Great to see the Local Government Association support the reintroduction. of strategic planning in its response to the Government's consultation. However, there are a few things in their response that perhaps don't really reflect what is being proposed. They are right to raise concerns about resourcing but simply asking for more planners will not solve the problems LAs face. We need to pull spatial planning resources, share evidence and data and maximize the use of things like digital planning to totally rethink how we plan. Oh, and #letplannersbeplanners by getting rid of all the add-ons. Large spatial planning teams to prepare new strategic plans will help local plans and focusing resourcing on making the plan-led system work will reduce the resources needed further down stream!

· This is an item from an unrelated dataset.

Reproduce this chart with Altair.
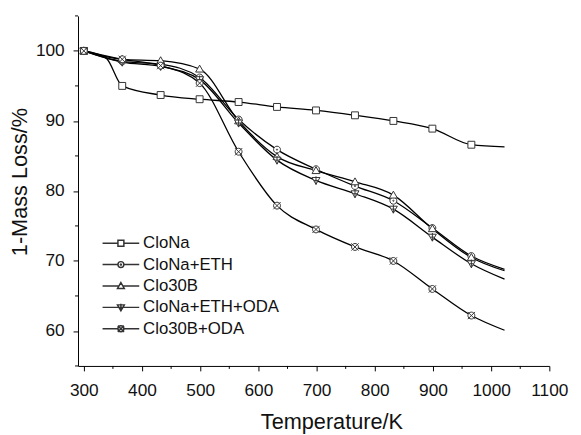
import altair as alt
import pandas as pd

# ---- data ----
series = ["CloNa", "CloNa+ETH", "Clo30B", "CloNa+ETH+ODA", "Clo30B+ODA"]
temps = [300, 366, 432, 499, 566, 632, 699, 766, 832, 899, 966]   # marker temperatures (K)
t_end = 1023                                                        # where the curves stop

clona = [100.0, 95.0, 93.7, 93.1, 92.7, 92.0, 91.5, 90.8, 90.0, 88.9, 86.6]
clona_eth = [100.0, 98.5, 98.1, 96.2, 90.2, 85.9, 83.1, 80.7, 78.6, 74.7, 70.7]
clo30b = [100.0, 98.8, 98.6, 97.4, 90.0, 84.9, 82.9, 81.3, 79.4, 74.6, 70.5]
clona_eth_oda = [100.0, 98.4, 97.8, 95.9, 89.7, 84.4, 81.5, 79.6, 77.4, 73.4, 69.6]
clo30b_oda = [100.0, 98.8, 97.9, 95.4, 85.6, 77.9, 74.5, 72.0, 70.0, 66.0, 62.2]

end_values = [86.3, 68.8, 68.6, 67.4, 60.1]          # curve value at t_end
extra_series = ["CloNa"]                              # extra curve points (no marker)
extra_t = [338]
extra_v = [99.0]

x_major = [300, 400, 500, 600, 700, 800, 900, 1000, 1100]
x_minor = [350, 450, 550, 650, 750, 850, 950, 1050]
y_major = [60, 70, 80, 90, 100]
y_minor = [55, 65, 75, 85, 95, 105]

values = [clona, clona_eth, clo30b, clona_eth_oda, clo30b_oda]

# ---- tables ----
marker_rows = []
for s, vals in zip(series, values):
    for t, v in zip(temps, vals):
        marker_rows.append({"series": s, "T": t, "v": v})
markers = pd.DataFrame(marker_rows)

line_rows = list(marker_rows)
for s, v in zip(series, end_values):
    line_rows.append({"series": s, "T": t_end, "v": v})
for s, t, v in zip(extra_series, extra_t, extra_v):
    line_rows.append({"series": s, "T": t, "v": v})
lines = pd.DataFrame(line_rows).sort_values(["series", "T"])

xminor_df = pd.DataFrame({"T": x_minor})
yminor_df = pd.DataFrame({"v": y_minor})

# ---- marker shapes ----
circ = "M-1,0A1,1,0,1,1,1,0A1,1,0,1,1,-1,0Z"
shapes = [
    "M-1,-1L1,-1L1,1L-1,1Z",
    circ + "M-0.18,0A0.18,0.18,0,1,1,0.18,0A0.18,0.18,0,1,1,-0.18,0Z",
    "M0,-1.15L1.15,0.85L-1.15,0.85Z",
    "M-1.15,-0.85L1.15,-0.85L0,1.15ZM0,-1.2L0,1.2M-0.6,0L0.6,0",
    circ + "M-1.05,-1.05L1.05,1.05M-1.05,1.05L1.05,-1.05",
]
half = [1, 1, 0.62, 0.62, 1]
leg_shapes = [
    f"M-6.2,0L-{h},0M{h},0L6.2,0" + p for p, h in zip(shapes, half)
]

FONT = "Liberation Sans"
W, H = 478, 355

x_scale = alt.Scale(domain=[290, 1100], nice=False, zero=False)
y_scale = alt.Scale(domain=[55, 105], nice=False, zero=False)

x_enc = alt.X(
    "T:Q",
    scale=x_scale,
    axis=alt.Axis(
        values=x_major,
        format="d",
        tickSize=5,
        grid=False,
        title="Temperature/K",
        titleX=257,
        titleY=63,
        titleBaseline="alphabetic",
        labelOverlap=False,
        labelFlush=False,
        labelPadding=11,
    ),
)
y_enc = alt.Y(
    "v:Q",
    scale=y_scale,
    axis=alt.Axis(
        values=y_major,
        format="d",
        tickSize=5,
        grid=False,
        title="1-Mass Loss/%",
        titleX=-52,
        titleY=168,
        titleBaseline="alphabetic",
        labelOverlap=False,
        labelFlush=False,
        labelPadding=9,
    ),
)

line_layer = alt.Chart(lines).mark_line(
    interpolate="monotone", color="black", strokeWidth=1.3
).encode(x=x_enc, y=y_enc, detail="series:N")

x_minor_layer = alt.Chart(xminor_df).mark_rule(color="black", strokeWidth=1).encode(
    x="T:Q", y=alt.value(H), y2=alt.value(H + 3)
)
y_minor_layer = alt.Chart(yminor_df).mark_rule(color="black", strokeWidth=1).encode(
    y="v:Q", x=alt.value(-3), x2=alt.value(0)
)

point_layer = alt.Chart(markers).mark_point(
    filled=True, fill="white", stroke="#333333", strokeWidth=1, size=49, opacity=1
).encode(
    x="T:Q",
    y="v:Q",
    shape=alt.Shape("series:N", scale=alt.Scale(domain=series, range=shapes), legend=None),
)

legend_layer = alt.Chart(markers).transform_filter("false").mark_point(
    filled=True, fill="white", stroke="#333333", strokeWidth=1, size=36, opacity=1
).encode(
    x="T:Q",
    y="v:Q",
    shape=alt.Shape(
        "series:N",
        scale=alt.Scale(domain=series, range=leg_shapes),
        legend=alt.Legend(
            orient="none",
            legendX=35,
            legendY=222,
            title=None,
            padding=0,
            labelFontSize=17,
            labelFont=FONT,
            labelColor="#111111",
            labelOffset=14,
            rowPadding=3.7,
            symbolSize=36,
        ),
    ),
)

chart = (
    alt.layer(line_layer, x_minor_layer, y_minor_layer, point_layer, legend_layer)
    .resolve_scale(shape="independent")
    .properties(
        width=W,
        height=H,
        autosize=alt.AutoSizeParams(type="none"),
        padding={"left": 71, "top": 5, "right": 24, "bottom": 67},
    )
    .configure_view(stroke=None)
    .configure_axis(
        domainColor="black",
        tickColor="black",
        labelColor="#111111",
        titleColor="#111111",
        labelFont=FONT,
        titleFont=FONT,
        labelFontSize=17.5,
        titleFontSize=22,
        titleFontWeight="normal",
        domainWidth=1,
        tickWidth=1,
    )
)

chart.save("out.html", embed_options={"renderer": "svg", "actions": False})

New strategic plans are unlikely to be based on the current London Plan or the Greater Manchester joint plan models. They will be high level spatial investment frameworks which have a small number of key policy objectives which include allocating housing targets to LPs, identifying strategic infrastructure priorities and reviewing GBs at the strategic level, where relevant. The LGA is arguing that LAs need to be empowered to prepare new strategic plans, working together across LA boundaries. If there is one thing we've learnt over the last 14 years it's that this doesn't work. Just look at the extensive research recently published by the Royal Town Planning Institute and the very recent experience in Oxford for evidence. Putting strategic planning powers in the hands of CAs or other sub-regional bodies is not about taking powers away from LPAs - it's about filling a gap in the system at the right level. Despite concerns raised by Districts in two-tier areas around this, districts have never had responsibility for preparing formal strategic plans. As a councillor said at an event last week, asking LPAs to make decisions around things like housing numbers and Green Belt is like asking turkeys to vote for Christmas. It is so important to raise concerns but we need to grasp this opportunity and find a way forward or the plan-led system will simply be a pipedream with planning by appeal being the norm for a very long time. https://lnkd.in/ehwgqRX5

Sean Tofts BA MSc PGDip

Urban Design and Planning Consultant

6mo

"People cannot and do not live in planning permissions" is a bit sarcastic for a body representing LPAs to say. I don't know how LGA is still banging that drum when the figures they often raise in relation to unbuilt permissions have already been scrutinized and found to be flawed. It's getting a bit tiring for those of us who want to see houses being built to listen to them trott out the same statistics beating in mind they simply highlight the opposite to what the LGA think they are doing. We need more permissions that are pending construction, not less. The LGA is also too broad a church, to borrow a term someone at the RTPI said to me, to really say much of any real conviction.